Data supplied ->
#####
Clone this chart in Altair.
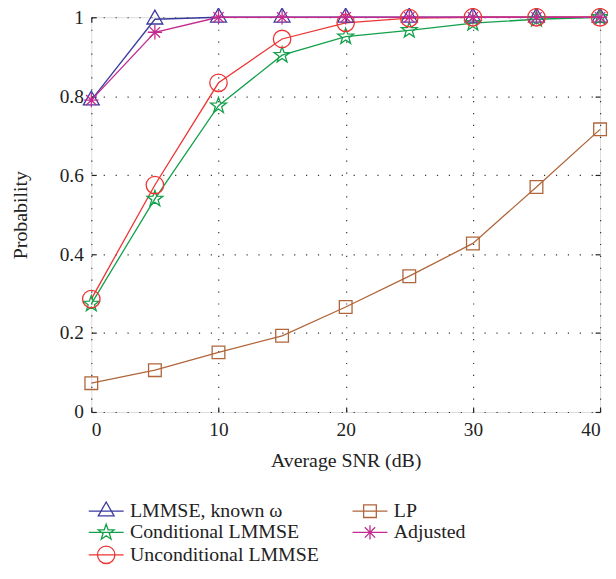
#####
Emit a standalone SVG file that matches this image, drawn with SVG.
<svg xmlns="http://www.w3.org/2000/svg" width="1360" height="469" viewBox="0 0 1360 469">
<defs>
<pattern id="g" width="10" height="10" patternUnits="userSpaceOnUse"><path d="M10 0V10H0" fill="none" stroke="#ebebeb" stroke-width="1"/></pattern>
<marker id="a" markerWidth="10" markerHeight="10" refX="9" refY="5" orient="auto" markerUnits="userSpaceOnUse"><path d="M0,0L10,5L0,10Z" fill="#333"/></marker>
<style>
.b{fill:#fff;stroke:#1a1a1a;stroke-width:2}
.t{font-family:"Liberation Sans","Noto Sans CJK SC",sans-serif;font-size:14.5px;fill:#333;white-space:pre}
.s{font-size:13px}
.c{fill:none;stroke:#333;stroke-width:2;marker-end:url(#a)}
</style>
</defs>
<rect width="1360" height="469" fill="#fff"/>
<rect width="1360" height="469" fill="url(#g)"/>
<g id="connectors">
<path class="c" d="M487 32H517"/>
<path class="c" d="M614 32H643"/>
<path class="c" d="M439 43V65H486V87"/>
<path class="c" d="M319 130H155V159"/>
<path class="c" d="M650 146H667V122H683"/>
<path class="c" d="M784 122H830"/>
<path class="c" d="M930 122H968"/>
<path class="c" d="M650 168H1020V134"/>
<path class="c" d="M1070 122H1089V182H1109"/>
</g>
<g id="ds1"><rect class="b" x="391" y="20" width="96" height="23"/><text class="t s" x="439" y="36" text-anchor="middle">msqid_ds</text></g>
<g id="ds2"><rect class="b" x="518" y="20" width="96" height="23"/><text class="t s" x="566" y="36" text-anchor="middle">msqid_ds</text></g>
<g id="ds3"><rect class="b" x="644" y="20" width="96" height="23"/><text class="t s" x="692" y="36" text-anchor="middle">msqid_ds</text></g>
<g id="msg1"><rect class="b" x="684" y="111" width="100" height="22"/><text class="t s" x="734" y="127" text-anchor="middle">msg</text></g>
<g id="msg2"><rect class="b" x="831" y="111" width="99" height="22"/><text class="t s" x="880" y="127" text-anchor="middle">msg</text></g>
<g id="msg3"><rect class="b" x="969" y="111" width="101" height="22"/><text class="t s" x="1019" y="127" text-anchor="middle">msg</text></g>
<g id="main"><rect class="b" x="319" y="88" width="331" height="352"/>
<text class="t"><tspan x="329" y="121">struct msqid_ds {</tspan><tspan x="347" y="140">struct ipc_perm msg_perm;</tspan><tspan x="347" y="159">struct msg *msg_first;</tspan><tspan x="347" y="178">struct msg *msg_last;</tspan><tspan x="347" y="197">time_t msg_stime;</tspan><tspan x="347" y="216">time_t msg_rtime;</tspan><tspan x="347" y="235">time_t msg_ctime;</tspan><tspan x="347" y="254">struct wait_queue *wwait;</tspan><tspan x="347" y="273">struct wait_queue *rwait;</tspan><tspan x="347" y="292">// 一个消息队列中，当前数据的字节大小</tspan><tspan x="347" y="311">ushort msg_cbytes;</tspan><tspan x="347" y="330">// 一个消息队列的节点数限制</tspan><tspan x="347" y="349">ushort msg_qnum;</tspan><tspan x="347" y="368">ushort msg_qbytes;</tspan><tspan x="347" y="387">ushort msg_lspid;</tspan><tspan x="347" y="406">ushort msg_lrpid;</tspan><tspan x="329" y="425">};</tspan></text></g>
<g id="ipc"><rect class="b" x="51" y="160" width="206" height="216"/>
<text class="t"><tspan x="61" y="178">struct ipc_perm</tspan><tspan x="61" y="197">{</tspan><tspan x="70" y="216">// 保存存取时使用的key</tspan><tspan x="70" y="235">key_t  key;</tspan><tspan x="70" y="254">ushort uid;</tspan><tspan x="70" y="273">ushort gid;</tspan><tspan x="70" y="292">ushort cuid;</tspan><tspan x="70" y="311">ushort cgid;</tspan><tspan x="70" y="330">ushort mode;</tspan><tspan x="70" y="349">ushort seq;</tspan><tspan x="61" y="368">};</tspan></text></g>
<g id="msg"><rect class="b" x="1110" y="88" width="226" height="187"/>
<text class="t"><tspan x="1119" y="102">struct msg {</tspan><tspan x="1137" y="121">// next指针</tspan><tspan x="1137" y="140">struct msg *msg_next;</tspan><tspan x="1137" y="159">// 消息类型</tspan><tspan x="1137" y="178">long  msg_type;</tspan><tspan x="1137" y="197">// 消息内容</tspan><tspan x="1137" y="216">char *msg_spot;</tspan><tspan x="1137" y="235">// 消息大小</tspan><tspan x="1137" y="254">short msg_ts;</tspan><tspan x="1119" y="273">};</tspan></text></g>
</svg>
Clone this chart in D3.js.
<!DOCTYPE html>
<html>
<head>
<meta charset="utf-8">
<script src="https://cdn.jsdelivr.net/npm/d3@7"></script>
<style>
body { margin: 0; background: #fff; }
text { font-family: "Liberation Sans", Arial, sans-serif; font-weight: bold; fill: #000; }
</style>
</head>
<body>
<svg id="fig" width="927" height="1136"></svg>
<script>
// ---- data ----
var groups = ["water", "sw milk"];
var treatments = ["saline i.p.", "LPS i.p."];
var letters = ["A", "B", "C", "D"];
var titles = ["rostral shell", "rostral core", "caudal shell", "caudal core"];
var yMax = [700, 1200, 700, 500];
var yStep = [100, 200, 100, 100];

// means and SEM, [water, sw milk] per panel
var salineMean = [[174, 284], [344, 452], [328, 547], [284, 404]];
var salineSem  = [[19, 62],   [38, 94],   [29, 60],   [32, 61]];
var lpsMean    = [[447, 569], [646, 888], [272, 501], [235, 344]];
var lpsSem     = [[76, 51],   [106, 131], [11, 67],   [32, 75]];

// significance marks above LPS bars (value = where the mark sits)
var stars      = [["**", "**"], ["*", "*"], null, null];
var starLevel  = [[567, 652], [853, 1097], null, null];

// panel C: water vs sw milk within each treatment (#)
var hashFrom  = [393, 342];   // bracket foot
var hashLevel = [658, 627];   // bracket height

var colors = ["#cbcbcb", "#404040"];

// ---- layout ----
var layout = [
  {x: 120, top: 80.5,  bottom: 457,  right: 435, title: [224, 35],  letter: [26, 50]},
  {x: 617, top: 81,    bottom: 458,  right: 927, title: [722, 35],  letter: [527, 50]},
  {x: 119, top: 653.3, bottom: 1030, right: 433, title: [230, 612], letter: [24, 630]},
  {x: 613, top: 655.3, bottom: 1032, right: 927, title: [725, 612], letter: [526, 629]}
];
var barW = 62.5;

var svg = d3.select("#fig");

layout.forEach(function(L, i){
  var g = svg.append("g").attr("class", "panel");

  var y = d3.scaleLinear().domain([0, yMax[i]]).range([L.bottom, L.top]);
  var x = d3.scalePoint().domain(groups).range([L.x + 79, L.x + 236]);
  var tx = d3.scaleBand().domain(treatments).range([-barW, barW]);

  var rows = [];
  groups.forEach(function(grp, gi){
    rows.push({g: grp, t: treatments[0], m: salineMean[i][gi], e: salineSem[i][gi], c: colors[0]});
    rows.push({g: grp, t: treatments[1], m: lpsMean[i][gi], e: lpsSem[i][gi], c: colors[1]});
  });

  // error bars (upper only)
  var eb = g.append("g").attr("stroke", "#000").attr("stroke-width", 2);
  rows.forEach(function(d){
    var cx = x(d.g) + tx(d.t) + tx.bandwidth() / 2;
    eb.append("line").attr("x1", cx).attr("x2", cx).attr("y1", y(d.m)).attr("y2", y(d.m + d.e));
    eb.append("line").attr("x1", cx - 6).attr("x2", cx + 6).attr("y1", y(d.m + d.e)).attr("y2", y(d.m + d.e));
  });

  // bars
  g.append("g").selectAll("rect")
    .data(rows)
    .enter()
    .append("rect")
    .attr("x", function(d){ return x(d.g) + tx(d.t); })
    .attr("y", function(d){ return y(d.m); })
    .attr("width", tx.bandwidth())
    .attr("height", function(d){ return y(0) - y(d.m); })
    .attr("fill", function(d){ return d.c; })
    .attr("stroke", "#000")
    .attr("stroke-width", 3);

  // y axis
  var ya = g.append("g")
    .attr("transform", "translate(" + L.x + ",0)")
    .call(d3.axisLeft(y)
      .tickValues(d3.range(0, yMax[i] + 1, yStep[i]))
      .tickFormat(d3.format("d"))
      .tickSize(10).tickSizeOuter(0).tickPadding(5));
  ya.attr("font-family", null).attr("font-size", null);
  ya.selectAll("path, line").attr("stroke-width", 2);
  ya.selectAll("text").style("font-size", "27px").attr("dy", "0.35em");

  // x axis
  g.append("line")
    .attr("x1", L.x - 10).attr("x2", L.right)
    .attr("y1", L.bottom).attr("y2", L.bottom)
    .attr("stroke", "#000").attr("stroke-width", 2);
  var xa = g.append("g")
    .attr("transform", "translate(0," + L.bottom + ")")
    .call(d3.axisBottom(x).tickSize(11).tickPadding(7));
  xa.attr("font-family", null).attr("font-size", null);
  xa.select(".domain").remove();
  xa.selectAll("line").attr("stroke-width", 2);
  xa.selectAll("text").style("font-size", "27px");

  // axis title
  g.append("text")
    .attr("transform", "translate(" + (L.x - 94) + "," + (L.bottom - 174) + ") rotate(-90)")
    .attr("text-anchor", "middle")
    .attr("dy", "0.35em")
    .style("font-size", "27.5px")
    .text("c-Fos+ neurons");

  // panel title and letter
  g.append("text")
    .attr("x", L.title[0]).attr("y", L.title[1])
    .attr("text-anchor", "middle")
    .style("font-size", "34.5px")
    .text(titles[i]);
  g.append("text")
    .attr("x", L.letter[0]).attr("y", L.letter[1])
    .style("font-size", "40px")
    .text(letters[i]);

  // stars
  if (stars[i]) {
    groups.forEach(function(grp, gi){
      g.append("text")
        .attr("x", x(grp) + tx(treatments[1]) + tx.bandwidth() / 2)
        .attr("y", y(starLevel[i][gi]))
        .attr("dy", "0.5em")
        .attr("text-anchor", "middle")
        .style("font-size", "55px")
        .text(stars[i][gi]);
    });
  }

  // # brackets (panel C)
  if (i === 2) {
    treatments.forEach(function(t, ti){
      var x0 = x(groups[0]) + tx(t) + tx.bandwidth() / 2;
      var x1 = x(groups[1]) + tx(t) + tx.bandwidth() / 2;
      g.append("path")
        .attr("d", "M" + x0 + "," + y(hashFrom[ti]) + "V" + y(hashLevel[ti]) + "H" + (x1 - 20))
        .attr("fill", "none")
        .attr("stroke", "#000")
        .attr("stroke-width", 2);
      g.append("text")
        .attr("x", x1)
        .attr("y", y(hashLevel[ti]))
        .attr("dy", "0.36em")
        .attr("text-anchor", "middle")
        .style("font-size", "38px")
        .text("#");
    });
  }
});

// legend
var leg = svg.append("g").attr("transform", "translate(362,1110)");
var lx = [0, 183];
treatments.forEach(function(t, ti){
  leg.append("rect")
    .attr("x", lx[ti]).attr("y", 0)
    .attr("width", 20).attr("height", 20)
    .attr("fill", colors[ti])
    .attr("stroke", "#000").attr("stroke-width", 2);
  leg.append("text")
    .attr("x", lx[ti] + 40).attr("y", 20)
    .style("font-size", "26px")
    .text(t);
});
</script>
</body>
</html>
#####
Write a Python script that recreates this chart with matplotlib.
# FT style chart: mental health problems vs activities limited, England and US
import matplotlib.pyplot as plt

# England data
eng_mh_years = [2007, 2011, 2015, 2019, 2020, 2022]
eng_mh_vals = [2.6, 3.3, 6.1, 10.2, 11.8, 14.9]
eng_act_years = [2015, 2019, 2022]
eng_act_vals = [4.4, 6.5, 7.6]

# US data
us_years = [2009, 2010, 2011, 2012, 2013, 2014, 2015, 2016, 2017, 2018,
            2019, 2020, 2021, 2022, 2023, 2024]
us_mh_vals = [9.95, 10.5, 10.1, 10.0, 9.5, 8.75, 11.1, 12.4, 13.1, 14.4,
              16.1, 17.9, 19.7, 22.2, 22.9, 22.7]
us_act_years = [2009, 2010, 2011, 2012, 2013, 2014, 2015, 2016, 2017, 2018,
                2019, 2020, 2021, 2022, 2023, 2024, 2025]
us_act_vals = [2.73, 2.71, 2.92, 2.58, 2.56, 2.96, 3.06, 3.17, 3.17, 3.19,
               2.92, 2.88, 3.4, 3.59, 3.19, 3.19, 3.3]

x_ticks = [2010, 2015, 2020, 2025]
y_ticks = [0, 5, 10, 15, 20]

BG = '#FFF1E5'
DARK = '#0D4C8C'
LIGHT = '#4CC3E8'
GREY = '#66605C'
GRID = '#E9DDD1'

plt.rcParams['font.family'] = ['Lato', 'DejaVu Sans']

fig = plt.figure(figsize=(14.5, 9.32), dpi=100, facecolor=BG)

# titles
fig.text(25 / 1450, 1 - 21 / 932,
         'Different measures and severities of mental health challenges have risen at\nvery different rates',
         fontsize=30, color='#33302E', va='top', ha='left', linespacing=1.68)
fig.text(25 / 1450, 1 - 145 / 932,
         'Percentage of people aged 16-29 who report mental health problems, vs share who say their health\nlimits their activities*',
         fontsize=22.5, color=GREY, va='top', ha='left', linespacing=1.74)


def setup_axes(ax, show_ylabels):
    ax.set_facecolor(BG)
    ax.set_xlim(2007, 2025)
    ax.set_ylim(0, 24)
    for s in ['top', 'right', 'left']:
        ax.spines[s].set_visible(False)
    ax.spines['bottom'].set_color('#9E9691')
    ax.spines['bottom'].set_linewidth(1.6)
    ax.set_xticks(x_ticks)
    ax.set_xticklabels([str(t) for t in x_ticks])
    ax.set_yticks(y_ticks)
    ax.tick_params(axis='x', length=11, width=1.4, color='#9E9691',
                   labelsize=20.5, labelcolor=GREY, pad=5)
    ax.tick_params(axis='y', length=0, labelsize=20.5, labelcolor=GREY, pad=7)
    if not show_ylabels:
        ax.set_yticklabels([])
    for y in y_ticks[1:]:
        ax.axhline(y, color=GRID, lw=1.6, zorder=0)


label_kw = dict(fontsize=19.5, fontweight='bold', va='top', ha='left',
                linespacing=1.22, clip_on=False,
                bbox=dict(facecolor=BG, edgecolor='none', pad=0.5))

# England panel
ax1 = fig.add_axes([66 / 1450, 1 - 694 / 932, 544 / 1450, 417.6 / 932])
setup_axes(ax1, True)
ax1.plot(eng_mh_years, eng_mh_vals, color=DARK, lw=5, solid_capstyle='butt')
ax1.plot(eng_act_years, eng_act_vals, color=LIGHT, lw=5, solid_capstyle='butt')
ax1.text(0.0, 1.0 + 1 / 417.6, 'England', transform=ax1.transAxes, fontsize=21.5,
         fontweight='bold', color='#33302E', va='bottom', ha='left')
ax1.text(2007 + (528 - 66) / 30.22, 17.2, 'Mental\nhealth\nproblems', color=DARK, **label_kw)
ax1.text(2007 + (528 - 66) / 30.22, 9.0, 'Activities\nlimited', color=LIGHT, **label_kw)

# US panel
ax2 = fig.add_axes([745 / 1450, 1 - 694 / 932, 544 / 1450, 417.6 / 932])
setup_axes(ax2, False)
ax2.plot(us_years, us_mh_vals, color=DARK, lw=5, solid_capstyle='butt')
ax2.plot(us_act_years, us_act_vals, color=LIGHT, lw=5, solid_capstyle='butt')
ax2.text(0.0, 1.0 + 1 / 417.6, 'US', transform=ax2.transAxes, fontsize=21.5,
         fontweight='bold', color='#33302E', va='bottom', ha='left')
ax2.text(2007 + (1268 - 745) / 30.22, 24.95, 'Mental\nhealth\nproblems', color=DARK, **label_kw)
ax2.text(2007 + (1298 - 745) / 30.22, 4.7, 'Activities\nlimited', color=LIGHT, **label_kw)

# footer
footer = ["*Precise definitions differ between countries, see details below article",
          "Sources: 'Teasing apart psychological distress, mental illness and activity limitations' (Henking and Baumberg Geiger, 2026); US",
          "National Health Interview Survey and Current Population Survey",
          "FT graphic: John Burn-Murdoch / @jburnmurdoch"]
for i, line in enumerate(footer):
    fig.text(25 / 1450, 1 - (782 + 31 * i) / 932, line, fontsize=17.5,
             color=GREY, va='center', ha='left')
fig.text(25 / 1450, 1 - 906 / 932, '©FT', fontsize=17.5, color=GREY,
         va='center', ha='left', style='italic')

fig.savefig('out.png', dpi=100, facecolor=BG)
#####
Instructions to follow -> Copy out all lines where the word "chart" appears.

Problem solution ->
Clone this chart in Altair.
Clone this chart in D3.js.
Write a Python script that recreates this chart with matplotlib.
# FT style chart: mental health problems vs activities limited, England and US

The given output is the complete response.